I hate when people tell me they hope I feel better soon. I know they mean well, but CF is a progressive disease. I literally feel worse every single day.”

-Anonymous

(Note: I don’t have CF. This is a reblog from someone who does, with comments about my own progressive conditions added.)

With regards to gastroparesis and other progressive conditions I have, I get stuff like that. My least favorite at the moment is “When are you going to get the feeding tube out?”

Of course, as far as anyone knows, the feeding tube is permanent. I won’t ever likely be able to eat again.

But other people simultaneously want to offer me false hope, and feel worse about it than I do when I say it’s meant to be permanent.

Sometimes they act like I need to think more positive than to believe a permanent, progressive condition is going to mean a permanent feeding tube.

Other times they pity me. The worst ones are the ones that want me to take care of them. They want me to make them feel better about me never eating again. Even though I’m the one who frigging won’t eat again. I don’t feel as bad for myself as they feel about me. But they feel like they have some right to be comforted by me for a condition I’ve mostly accepted by now, despite the risks and dangers I’m more aware of than they are.
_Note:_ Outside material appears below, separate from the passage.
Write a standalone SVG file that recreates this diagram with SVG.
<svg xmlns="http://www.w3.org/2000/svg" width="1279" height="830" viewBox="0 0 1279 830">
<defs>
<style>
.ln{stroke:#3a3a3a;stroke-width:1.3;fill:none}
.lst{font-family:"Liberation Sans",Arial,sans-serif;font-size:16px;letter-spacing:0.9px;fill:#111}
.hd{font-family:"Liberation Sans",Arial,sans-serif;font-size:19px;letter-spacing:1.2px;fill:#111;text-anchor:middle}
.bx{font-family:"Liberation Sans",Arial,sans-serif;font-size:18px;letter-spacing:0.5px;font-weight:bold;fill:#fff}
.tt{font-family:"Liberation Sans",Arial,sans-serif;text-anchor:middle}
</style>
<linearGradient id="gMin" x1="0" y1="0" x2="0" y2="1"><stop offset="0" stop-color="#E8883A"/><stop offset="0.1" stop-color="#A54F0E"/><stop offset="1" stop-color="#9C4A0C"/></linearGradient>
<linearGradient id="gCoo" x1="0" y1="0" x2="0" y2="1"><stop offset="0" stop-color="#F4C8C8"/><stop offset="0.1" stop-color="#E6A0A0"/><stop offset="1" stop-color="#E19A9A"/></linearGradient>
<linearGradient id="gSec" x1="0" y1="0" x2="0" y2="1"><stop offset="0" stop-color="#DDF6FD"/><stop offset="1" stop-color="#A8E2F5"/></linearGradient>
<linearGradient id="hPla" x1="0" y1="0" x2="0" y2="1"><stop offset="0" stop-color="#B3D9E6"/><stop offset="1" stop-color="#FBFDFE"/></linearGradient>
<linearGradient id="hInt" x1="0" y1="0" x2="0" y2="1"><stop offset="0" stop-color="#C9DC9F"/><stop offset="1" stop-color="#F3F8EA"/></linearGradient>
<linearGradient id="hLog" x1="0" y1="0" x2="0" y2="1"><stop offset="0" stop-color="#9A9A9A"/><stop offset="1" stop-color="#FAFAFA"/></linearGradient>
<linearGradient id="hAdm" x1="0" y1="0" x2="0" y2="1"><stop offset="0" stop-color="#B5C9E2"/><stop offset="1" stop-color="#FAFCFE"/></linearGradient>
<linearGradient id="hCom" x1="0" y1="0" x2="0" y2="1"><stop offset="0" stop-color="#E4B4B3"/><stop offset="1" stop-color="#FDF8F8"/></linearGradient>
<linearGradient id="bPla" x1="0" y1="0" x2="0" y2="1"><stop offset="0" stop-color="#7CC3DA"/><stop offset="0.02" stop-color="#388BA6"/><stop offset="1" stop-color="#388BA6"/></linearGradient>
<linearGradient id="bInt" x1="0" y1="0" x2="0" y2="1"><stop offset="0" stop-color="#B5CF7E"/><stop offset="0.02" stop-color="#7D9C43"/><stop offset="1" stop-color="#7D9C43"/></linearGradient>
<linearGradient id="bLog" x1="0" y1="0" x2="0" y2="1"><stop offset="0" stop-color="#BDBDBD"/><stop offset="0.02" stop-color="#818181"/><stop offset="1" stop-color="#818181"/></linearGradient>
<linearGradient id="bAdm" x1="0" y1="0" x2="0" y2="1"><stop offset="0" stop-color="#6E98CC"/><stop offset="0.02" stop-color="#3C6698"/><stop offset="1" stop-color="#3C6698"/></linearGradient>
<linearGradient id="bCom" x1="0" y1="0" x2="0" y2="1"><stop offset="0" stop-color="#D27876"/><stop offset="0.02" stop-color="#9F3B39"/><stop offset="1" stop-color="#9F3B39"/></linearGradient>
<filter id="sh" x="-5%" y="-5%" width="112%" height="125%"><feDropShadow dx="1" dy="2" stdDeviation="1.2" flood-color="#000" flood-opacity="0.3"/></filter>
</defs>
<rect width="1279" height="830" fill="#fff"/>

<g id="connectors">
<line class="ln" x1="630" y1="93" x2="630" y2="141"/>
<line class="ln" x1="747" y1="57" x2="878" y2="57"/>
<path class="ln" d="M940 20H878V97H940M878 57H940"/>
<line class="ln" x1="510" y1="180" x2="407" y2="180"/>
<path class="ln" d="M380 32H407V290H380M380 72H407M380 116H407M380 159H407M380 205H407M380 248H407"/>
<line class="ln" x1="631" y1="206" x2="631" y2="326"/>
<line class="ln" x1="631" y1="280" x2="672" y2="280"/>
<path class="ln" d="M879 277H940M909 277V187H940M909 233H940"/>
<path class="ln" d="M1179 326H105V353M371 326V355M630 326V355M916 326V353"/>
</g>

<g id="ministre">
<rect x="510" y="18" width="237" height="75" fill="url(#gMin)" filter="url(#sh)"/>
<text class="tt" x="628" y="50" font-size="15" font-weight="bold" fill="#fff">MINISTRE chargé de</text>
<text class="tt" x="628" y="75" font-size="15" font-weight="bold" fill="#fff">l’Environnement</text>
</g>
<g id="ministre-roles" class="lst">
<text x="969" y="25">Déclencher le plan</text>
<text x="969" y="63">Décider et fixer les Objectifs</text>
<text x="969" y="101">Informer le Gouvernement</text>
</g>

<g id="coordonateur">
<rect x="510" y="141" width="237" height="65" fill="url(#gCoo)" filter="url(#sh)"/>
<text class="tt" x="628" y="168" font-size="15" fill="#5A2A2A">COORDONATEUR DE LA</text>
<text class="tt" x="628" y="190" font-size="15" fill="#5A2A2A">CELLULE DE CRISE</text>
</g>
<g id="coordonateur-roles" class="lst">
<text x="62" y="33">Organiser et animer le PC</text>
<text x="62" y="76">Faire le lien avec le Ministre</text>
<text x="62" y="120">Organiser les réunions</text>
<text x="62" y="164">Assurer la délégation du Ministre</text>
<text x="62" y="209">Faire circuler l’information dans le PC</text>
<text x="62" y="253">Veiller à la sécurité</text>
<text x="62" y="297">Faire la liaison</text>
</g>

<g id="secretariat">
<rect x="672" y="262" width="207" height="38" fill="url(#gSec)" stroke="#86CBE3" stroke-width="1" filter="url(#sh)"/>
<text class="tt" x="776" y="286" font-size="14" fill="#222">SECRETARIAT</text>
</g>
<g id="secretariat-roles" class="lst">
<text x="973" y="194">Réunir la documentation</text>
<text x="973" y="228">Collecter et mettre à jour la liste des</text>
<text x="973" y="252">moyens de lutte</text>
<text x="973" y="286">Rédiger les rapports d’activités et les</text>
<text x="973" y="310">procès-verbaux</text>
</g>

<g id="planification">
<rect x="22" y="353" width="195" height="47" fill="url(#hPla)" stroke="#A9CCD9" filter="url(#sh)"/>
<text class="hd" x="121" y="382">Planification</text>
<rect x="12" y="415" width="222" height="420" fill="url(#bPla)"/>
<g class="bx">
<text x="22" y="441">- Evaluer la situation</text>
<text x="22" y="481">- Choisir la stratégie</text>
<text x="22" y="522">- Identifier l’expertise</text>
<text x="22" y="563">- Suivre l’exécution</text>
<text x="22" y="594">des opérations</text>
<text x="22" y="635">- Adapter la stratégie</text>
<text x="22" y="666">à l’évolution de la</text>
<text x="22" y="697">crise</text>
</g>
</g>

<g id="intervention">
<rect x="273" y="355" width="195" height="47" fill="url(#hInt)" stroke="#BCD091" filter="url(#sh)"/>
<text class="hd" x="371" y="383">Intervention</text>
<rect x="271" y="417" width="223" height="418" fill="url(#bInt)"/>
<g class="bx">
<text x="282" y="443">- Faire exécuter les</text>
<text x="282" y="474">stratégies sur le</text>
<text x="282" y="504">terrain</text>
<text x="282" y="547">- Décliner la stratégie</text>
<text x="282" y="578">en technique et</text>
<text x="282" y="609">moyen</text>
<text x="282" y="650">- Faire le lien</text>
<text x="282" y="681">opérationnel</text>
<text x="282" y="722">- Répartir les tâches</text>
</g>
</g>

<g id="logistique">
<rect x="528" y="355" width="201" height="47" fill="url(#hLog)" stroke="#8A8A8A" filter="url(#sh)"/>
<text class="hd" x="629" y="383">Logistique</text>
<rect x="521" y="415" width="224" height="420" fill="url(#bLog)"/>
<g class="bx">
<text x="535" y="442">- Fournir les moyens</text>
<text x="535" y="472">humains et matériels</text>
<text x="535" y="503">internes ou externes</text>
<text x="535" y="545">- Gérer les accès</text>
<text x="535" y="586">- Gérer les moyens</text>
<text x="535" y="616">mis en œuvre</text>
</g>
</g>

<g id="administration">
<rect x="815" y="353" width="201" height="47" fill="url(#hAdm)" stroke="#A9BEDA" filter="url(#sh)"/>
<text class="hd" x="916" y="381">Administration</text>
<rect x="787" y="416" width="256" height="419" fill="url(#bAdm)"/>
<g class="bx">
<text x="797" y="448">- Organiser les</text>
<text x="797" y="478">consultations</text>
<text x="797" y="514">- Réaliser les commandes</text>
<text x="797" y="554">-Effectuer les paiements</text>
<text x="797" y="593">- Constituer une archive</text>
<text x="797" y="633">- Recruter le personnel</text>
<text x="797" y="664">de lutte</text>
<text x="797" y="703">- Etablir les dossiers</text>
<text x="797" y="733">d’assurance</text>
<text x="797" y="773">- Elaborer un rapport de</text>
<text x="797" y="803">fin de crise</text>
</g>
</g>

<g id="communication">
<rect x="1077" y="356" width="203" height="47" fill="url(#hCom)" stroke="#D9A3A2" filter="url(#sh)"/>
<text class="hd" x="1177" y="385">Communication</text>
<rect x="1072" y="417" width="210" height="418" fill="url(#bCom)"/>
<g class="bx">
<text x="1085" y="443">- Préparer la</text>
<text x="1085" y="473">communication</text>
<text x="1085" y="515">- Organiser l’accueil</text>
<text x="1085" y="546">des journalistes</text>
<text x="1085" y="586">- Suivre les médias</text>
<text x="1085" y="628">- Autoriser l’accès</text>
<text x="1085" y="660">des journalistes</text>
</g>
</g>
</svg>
And in general I can’t stand being around people whose fondest wish is to make me get better, who think that I can’t possibly have a life unless I reject reality and act like progressive conditions are likely in any way to reverse themselves. Look, I know all about this. I even know it may limit my lifespan by a lot, I just had a close call this past month even. But I can deal with it. And I’m the one with the conditions. So if I can deal with it, you frigging can too. WTF.